** BEGIN **

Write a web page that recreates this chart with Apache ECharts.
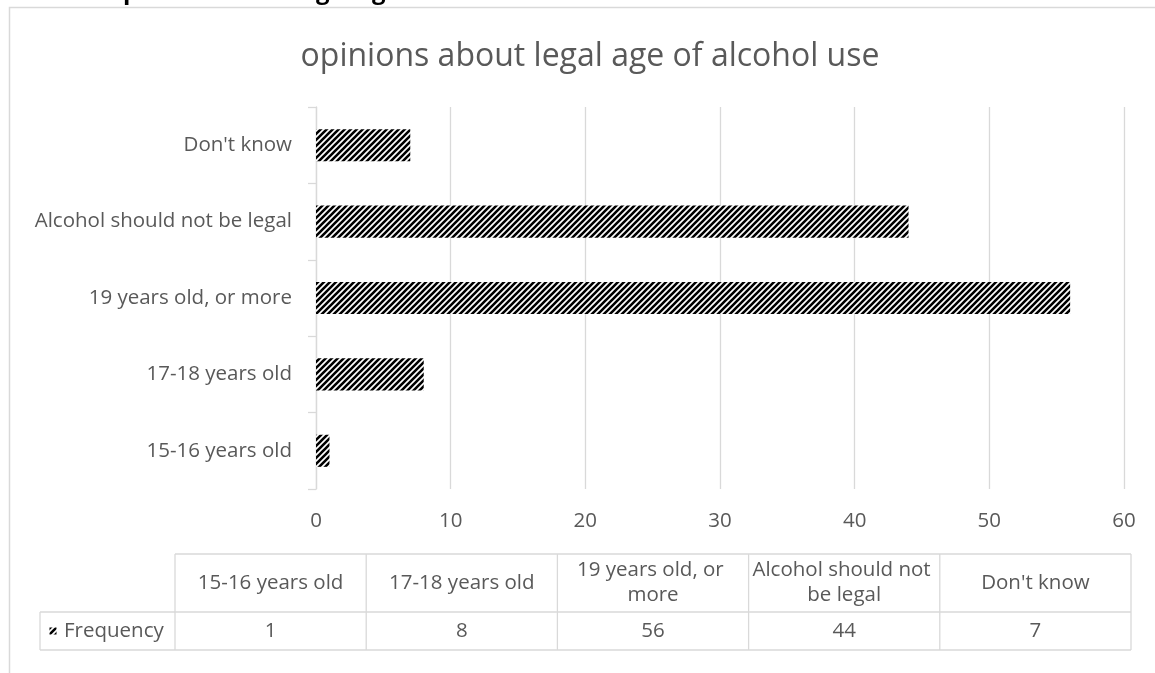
<!DOCTYPE html>
<html><head><meta charset="utf-8">
<script src="https://cdn.jsdelivr.net/npm/echarts@6/dist/echarts.min.js"></script>
<style>html,body{margin:0;padding:0;background:#fff}#c{width:1155px;height:673px}</style>
</head><body><div id="c"></div>
<script>
const categories = ['15-16 years old', '17-18 years old', '19 years old, or more', 'Alcohol should not be legal', "Don't know"];
const frequency = [1, 8, 56, 44, 7];
const xTicks = [0, 10, 20, 30, 40, 50, 60];
const seriesName = 'Frequency';
const titleText = 'opinions about legal age of alcohol use';
const headingText = 'Opinions about legal age of alcohol use';

const FONT = '"Open Sans"';
const FS = 20.5;
const GREY = '#595959';
const LINE = '#d9d9d9';

function makePattern() {
  const s = 6;
  const c = document.createElement('canvas');
  c.width = s; c.height = s;
  const g = c.getContext('2d');
  g.fillStyle = '#fff'; g.fillRect(0, 0, s, s);
  g.strokeStyle = '#000'; g.lineWidth = 2.6;
  g.beginPath();
  g.moveTo(-2, 2); g.lineTo(2, -2);
  g.moveTo(0, s); g.lineTo(s, 0);
  g.moveTo(s - 2, s + 2); g.lineTo(s + 2, s - 2);
  g.stroke();
  return c;
}
const pat = makePattern();

const chart = echarts.init(document.getElementById('c'), null, {renderer: 'canvas'});

const tblLeft = 40, firstColW = 135, tblRight = 1131;
const colW = (tblRight - tblLeft - firstColW) / categories.length;
const rowTop = 554, rowMid = 612, rowBot = 650;
const graphics = [];
graphics.push({type: 'rect', shape: {x: 9.5, y: 7.5, width: 1160, height: 700}, style: {fill: 'none', stroke: LINE, lineWidth: 1.5}, silent: true});
graphics.push({type: 'text', x: 104, y: 4, style: {text: headingText, font: 'bold 24px ' + FONT, fill: '#000', textVerticalAlign: 'bottom', verticalAlign: 'bottom'}, silent: true});
const x0 = tblLeft + firstColW;
const hl = (y, xa, xb) => graphics.push({type: 'line', shape: {x1: xa, y1: y, x2: xb, y2: y}, style: {stroke: LINE, lineWidth: 1.3}, silent: true});
const vl = (x, ya, yb) => graphics.push({type: 'line', shape: {x1: x, y1: ya, x2: x, y2: yb}, style: {stroke: LINE, lineWidth: 1.3}, silent: true});
hl(rowTop, x0, tblRight);
hl(rowMid, tblLeft, tblRight);
hl(rowBot, tblLeft, tblRight);
vl(tblLeft, rowMid, rowBot);
for (let i = 0; i <= categories.length; i++) vl(x0 + i * colW, rowTop, rowBot);
categories.forEach((cat, i) => {
  const cx = x0 + (i + 0.5) * colW;
  graphics.push({type: 'text', x: cx, y: (rowTop + rowMid) / 2, style: {text: cat, width: colW - 4, overflow: 'break', lineHeight: 25, font: FS + 'px ' + FONT, fill: GREY, align: 'center', verticalAlign: 'middle', textAlign: 'center', textVerticalAlign: 'middle'}, silent: true});
  graphics.push({type: 'text', x: cx, y: (rowMid + rowBot) / 2, style: {text: String(frequency[i]), font: FS + 'px ' + FONT, fill: GREY, align: 'center', verticalAlign: 'middle', textAlign: 'center', textVerticalAlign: 'middle'}, silent: true});
});
graphics.push({type: 'rect', shape: {x: 49.5, y: 627.5, width: 7, height: 7}, style: {fill: {image: pat, repeat: 'repeat'}}, silent: true});
graphics.push({type: 'text', x: 64, y: (rowMid + rowBot) / 2, style: {text: seriesName, font: FS + 'px ' + FONT, fill: GREY, align: 'left', verticalAlign: 'middle', textAlign: 'left', textVerticalAlign: 'middle'}, silent: true});

chart.setOption({
  animation: false,
  title: {text: titleText, left: 585, top: 36, textAlign: 'center', textStyle: {fontFamily: FONT, fontSize: 32, fontWeight: 'normal', color: GREY}},
  grid: {left: 316, right: 31, top: 107, bottom: 184, containLabel: false},
  xAxis: {type: 'value', min: xTicks[0], max: xTicks[xTicks.length - 1], interval: 10,
    axisLine: {show: false}, axisTick: {show: false},
    splitLine: {show: true, lineStyle: {color: LINE, width: 1.3}},
    axisLabel: {color: GREY, fontFamily: FONT, fontSize: FS, margin: 22}},
  yAxis: {type: 'category', data: categories,
    axisLine: {show: true, lineStyle: {color: LINE, width: 1.3}},
    axisTick: {show: true, length: 8, lineStyle: {color: LINE, width: 1.3}},
    axisLabel: {color: GREY, fontFamily: FONT, fontSize: FS, margin: 24}},
  series: [{name: seriesName, type: 'bar', data: frequency, barCategoryGap: '58%',
    itemStyle: {color: {image: pat, repeat: 'repeat'}}}],
  graphic: graphics
});
</script></body></html>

** END **

▶ Exercise description
Restate the full listing verbatim and drop every picture.

▶ Exercise answer
Write a web page that recreates this chart with Apache ECharts.
<!DOCTYPE html>
<html><head><meta charset="utf-8">
<script src="https://cdn.jsdelivr.net/npm/echarts@6/dist/echarts.min.js"></script>
<style>html,body{margin:0;padding:0;background:#fff}#c{width:1155px;height:673px}</style>
</head><body><div id="c"></div>
<script>
const categories = ['15-16 years old', '17-18 years old', '19 years old, or more', 'Alcohol should not be legal', "Don't know"];
const frequency = [1, 8, 56, 44, 7];
const xTicks = [0, 10, 20, 30, 40, 50, 60];
const seriesName = 'Frequency';
const titleText = 'opinions about legal age of alcohol use';
const headingText = 'Opinions about legal age of alcohol use';

const FONT = '"Open Sans"';
const FS = 20.5;
const GREY = '#595959';
const LINE = '#d9d9d9';

function makePattern() {
  const s = 6;
  const c = document.createElement('canvas');
  c.width = s; c.height = s;
  const g = c.getContext('2d');
  g.fillStyle = '#fff'; g.fillRect(0, 0, s, s);
  g.strokeStyle = '#000'; g.lineWidth = 2.6;
  g.beginPath();
  g.moveTo(-2, 2); g.lineTo(2, -2);
  g.moveTo(0, s); g.lineTo(s, 0);
  g.moveTo(s - 2, s + 2); g.lineTo(s + 2, s - 2);
  g.stroke();
  return c;
}
const pat = makePattern();

const chart = echarts.init(document.getElementById('c'), null, {renderer: 'canvas'});

const tblLeft = 40, firstColW = 135, tblRight = 1131;
const colW = (tblRight - tblLeft - firstColW) / categories.length;
const rowTop = 554, rowMid = 612, rowBot = 650;
const graphics = [];
graphics.push({type: 'rect', shape: {x: 9.5, y: 7.5, width: 1160, height: 700}, style: {fill: 'none', stroke: LINE, lineWidth: 1.5}, silent: true});
graphics.push({type: 'text', x: 104, y: 4, style: {text: headingText, font: 'bold 24px ' + FONT, fill: '#000', textVerticalAlign: 'bottom', verticalAlign: 'bottom'}, silent: true});
const x0 = tblLeft + firstColW;
const hl = (y, xa, xb) => graphics.push({type: 'line', shape: {x1: xa, y1: y, x2: xb, y2: y}, style: {stroke: LINE, lineWidth: 1.3}, silent: true});
const vl = (x, ya, yb) => graphics.push({type: 'line', shape: {x1: x, y1: ya, x2: x, y2: yb}, style: {stroke: LINE, lineWidth: 1.3}, silent: true});
hl(rowTop, x0, tblRight);
hl(rowMid, tblLeft, tblRight);
hl(rowBot, tblLeft, tblRight);
vl(tblLeft, rowMid, rowBot);
for (let i = 0; i <= categories.length; i++) vl(x0 + i * colW, rowTop, rowBot);
categories.forEach((cat, i) => {
  const cx = x0 + (i + 0.5) * colW;
  graphics.push({type: 'text', x: cx, y: (rowTop + rowMid) / 2, style: {text: cat, width: colW - 4, overflow: 'break', lineHeight: 25, font: FS + 'px ' + FONT, fill: GREY, align: 'center', verticalAlign: 'middle', textAlign: 'center', textVerticalAlign: 'middle'}, silent: true});
  graphics.push({type: 'text', x: cx, y: (rowMid + rowBot) / 2, style: {text: String(frequency[i]), font: FS + 'px ' + FONT, fill: GREY, align: 'center', verticalAlign: 'middle', textAlign: 'center', textVerticalAlign: 'middle'}, silent: true});
});
graphics.push({type: 'rect', shape: {x: 49.5, y: 627.5, width: 7, height: 7}, style: {fill: {image: pat, repeat: 'repeat'}}, silent: true});
graphics.push({type: 'text', x: 64, y: (rowMid + rowBot) / 2, style: {text: seriesName, font: FS + 'px ' + FONT, fill: GREY, align: 'left', verticalAlign: 'middle', textAlign: 'left', textVerticalAlign: 'middle'}, silent: true});

chart.setOption({
  animation: false,
  title: {text: titleText, left: 585, top: 36, textAlign: 'center', textStyle: {fontFamily: FONT, fontSize: 32, fontWeight: 'normal', color: GREY}},
  grid: {left: 316, right: 31, top: 107, bottom: 184, containLabel: false},
  xAxis: {type: 'value', min: xTicks[0], max: xTicks[xTicks.length - 1], interval: 10,
    axisLine: {show: false}, axisTick: {show: false},
    splitLine: {show: true, lineStyle: {color: LINE, width: 1.3}},
    axisLabel: {color: GREY, fontFamily: FONT, fontSize: FS, margin: 22}},
  yAxis: {type: 'category', data: categories,
    axisLine: {show: true, lineStyle: {color: LINE, width: 1.3}},
    axisTick: {show: true, length: 8, lineStyle: {color: LINE, width: 1.3}},
    axisLabel: {color: GREY, fontFamily: FONT, fontSize: FS, margin: 24}},
  series: [{name: seriesName, type: 'bar', data: frequency, barCategoryGap: '58%',
    itemStyle: {color: {image: pat, repeat: 'repeat'}}}],
  graphic: graphics
});
</script></body></html>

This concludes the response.